[Written request]
Each line containing the word "chart" must be reported.

[Information provided]
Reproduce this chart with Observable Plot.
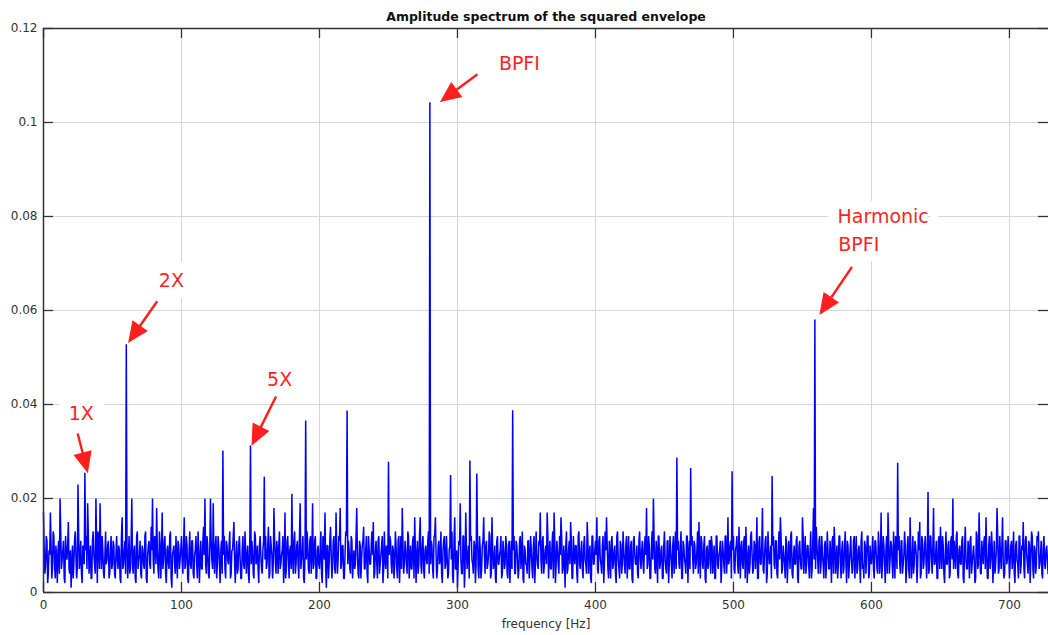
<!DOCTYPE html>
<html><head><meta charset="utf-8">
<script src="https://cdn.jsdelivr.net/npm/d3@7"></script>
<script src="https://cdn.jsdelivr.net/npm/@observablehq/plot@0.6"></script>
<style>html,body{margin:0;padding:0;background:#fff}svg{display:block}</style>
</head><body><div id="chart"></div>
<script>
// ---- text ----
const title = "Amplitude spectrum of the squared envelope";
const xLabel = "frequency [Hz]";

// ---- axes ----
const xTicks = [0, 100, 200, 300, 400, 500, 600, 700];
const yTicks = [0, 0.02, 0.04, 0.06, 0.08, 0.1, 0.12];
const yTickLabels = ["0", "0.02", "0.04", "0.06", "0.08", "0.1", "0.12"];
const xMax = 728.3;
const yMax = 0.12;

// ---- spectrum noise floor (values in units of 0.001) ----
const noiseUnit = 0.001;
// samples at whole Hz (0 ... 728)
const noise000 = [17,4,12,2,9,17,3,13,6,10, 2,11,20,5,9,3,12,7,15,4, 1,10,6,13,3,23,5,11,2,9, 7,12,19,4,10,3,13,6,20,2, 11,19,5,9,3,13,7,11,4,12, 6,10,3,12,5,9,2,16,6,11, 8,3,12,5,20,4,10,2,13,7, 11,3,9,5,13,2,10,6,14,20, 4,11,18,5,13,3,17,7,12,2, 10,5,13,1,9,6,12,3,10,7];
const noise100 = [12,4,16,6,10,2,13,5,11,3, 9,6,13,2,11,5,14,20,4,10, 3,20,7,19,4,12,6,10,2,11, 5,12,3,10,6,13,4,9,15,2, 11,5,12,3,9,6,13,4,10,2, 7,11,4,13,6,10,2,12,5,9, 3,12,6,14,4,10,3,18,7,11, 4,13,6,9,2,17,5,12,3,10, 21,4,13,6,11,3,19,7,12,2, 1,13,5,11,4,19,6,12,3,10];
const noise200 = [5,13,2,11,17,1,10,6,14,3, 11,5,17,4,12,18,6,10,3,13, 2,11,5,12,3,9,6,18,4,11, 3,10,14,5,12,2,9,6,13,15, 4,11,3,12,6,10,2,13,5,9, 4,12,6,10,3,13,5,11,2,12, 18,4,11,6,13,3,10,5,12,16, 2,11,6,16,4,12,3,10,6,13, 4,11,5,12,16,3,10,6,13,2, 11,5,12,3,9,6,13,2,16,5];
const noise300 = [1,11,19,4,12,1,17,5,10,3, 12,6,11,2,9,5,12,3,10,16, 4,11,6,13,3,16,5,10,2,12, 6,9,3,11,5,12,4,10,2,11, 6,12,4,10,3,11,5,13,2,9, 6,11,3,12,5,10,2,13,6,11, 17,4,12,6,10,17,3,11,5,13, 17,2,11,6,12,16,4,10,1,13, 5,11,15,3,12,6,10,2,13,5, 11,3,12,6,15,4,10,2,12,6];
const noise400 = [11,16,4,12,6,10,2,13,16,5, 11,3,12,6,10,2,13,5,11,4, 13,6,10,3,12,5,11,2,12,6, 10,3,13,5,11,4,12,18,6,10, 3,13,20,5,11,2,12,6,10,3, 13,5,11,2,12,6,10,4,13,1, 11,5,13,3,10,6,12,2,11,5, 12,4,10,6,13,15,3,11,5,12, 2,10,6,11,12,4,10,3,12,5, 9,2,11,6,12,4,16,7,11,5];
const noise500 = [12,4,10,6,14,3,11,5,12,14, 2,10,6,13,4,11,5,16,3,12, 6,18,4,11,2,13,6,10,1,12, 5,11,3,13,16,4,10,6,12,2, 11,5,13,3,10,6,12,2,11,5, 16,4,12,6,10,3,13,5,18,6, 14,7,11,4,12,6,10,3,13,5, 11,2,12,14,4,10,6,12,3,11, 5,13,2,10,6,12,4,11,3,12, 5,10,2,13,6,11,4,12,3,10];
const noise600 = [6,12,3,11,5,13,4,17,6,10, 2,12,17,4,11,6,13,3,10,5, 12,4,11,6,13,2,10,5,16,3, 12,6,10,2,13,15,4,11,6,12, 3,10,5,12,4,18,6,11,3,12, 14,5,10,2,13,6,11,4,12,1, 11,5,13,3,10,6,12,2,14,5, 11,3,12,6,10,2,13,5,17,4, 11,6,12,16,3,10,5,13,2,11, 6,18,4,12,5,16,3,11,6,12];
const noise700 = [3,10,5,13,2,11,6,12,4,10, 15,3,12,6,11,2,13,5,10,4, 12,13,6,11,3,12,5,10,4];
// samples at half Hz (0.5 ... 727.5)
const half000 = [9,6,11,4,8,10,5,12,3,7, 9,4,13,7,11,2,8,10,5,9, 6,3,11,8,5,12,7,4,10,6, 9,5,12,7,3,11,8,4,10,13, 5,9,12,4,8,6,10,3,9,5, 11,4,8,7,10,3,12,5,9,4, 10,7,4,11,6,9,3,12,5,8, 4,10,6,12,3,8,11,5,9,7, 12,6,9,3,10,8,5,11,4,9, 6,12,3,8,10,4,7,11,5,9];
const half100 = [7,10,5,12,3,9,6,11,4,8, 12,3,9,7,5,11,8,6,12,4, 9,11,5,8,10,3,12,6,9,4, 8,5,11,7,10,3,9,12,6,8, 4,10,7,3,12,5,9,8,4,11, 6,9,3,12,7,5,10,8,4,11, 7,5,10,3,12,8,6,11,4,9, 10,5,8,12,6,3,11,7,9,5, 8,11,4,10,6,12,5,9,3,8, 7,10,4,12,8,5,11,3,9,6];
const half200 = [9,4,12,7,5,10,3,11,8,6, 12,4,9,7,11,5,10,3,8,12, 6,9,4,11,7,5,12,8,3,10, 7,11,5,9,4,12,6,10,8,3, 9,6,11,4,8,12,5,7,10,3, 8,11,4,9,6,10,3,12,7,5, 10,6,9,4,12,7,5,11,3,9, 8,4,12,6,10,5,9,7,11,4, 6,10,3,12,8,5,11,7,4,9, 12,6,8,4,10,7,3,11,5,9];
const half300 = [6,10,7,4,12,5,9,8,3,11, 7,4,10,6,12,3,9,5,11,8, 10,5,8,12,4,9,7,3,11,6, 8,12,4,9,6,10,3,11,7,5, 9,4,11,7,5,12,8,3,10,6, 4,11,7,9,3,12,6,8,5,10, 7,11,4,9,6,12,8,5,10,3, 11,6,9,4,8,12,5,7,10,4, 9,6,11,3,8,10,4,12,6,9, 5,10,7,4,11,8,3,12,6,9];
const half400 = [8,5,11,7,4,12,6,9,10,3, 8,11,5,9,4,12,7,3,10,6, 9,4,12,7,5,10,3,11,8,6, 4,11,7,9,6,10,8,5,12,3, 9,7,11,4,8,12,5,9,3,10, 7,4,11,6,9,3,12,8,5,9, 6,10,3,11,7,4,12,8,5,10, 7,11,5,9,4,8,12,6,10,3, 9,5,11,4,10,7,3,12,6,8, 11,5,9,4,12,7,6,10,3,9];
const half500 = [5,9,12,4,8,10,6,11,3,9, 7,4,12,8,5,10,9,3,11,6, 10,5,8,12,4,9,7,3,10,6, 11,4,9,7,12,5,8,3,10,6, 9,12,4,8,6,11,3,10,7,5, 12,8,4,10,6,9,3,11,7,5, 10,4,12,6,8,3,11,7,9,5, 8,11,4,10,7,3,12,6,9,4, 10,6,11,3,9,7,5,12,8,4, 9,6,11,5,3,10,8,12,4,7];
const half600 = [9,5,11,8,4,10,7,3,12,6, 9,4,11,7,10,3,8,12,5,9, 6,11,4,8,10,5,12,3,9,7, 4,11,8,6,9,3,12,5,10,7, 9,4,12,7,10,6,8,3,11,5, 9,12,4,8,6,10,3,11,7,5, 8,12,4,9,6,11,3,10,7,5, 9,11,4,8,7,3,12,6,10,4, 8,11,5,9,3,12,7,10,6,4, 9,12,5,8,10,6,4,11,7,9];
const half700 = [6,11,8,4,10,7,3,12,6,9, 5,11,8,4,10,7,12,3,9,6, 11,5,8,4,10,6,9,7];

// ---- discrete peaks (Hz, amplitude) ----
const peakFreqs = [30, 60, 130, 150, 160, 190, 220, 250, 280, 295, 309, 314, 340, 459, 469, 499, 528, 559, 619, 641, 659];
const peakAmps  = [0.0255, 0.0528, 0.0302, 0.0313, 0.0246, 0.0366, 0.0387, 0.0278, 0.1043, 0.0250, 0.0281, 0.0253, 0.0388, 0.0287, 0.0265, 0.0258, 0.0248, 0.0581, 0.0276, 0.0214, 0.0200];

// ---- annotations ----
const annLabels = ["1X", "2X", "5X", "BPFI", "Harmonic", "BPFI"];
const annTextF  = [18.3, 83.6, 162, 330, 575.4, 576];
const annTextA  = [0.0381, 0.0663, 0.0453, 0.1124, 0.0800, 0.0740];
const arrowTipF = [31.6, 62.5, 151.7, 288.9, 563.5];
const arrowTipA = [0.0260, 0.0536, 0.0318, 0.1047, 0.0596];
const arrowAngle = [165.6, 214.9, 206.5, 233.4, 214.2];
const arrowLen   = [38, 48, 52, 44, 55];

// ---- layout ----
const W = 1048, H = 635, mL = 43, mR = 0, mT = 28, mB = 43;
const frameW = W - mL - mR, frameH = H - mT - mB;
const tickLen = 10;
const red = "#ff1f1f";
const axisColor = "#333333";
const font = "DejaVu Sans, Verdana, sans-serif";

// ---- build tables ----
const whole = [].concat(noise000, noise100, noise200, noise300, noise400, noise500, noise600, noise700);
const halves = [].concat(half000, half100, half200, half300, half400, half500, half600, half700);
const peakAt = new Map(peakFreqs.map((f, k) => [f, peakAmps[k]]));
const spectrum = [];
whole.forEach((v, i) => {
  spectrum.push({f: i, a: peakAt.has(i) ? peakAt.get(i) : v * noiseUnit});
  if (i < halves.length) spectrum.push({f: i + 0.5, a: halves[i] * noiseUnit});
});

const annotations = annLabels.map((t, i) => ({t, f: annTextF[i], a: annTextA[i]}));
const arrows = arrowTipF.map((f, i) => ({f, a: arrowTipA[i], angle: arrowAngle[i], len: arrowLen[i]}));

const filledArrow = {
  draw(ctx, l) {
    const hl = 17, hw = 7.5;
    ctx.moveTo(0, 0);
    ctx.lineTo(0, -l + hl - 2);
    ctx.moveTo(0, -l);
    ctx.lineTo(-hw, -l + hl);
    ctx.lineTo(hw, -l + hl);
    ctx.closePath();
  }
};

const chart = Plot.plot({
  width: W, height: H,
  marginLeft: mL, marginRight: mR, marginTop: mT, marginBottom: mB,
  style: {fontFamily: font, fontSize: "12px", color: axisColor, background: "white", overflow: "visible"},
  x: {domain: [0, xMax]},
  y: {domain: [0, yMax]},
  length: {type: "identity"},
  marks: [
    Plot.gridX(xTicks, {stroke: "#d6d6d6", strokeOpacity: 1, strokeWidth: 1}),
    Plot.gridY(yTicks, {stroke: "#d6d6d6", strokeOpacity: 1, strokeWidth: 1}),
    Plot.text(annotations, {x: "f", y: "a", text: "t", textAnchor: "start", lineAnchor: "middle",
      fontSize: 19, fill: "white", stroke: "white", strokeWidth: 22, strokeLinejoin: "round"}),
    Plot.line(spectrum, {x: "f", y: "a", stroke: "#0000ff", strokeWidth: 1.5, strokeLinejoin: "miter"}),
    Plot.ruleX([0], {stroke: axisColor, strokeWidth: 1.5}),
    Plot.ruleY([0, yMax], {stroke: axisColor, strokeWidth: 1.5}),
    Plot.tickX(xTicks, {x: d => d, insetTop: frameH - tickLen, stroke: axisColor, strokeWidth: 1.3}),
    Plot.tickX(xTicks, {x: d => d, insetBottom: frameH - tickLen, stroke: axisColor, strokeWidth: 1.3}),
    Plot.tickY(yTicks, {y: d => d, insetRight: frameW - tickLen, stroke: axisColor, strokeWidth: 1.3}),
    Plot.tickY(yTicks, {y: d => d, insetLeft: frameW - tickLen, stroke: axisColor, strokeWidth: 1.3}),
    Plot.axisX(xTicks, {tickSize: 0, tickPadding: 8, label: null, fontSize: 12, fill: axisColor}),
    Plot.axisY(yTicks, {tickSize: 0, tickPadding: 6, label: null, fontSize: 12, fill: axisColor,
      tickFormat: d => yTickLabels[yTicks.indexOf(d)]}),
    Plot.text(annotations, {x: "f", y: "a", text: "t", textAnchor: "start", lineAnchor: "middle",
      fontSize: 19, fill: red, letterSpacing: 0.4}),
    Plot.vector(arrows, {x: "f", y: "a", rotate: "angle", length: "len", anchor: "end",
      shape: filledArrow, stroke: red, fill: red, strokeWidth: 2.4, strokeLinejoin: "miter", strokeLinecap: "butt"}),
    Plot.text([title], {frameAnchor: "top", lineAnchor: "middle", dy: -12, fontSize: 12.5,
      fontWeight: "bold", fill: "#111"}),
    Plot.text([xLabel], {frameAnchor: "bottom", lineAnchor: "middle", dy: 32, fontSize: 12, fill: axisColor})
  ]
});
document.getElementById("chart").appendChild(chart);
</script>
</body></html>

[Completed task]
Reproduce this chart with Observable Plot.
</head><body><div id="chart"></div>
const chart = Plot.plot({
document.getElementById("chart").appendChild(chart);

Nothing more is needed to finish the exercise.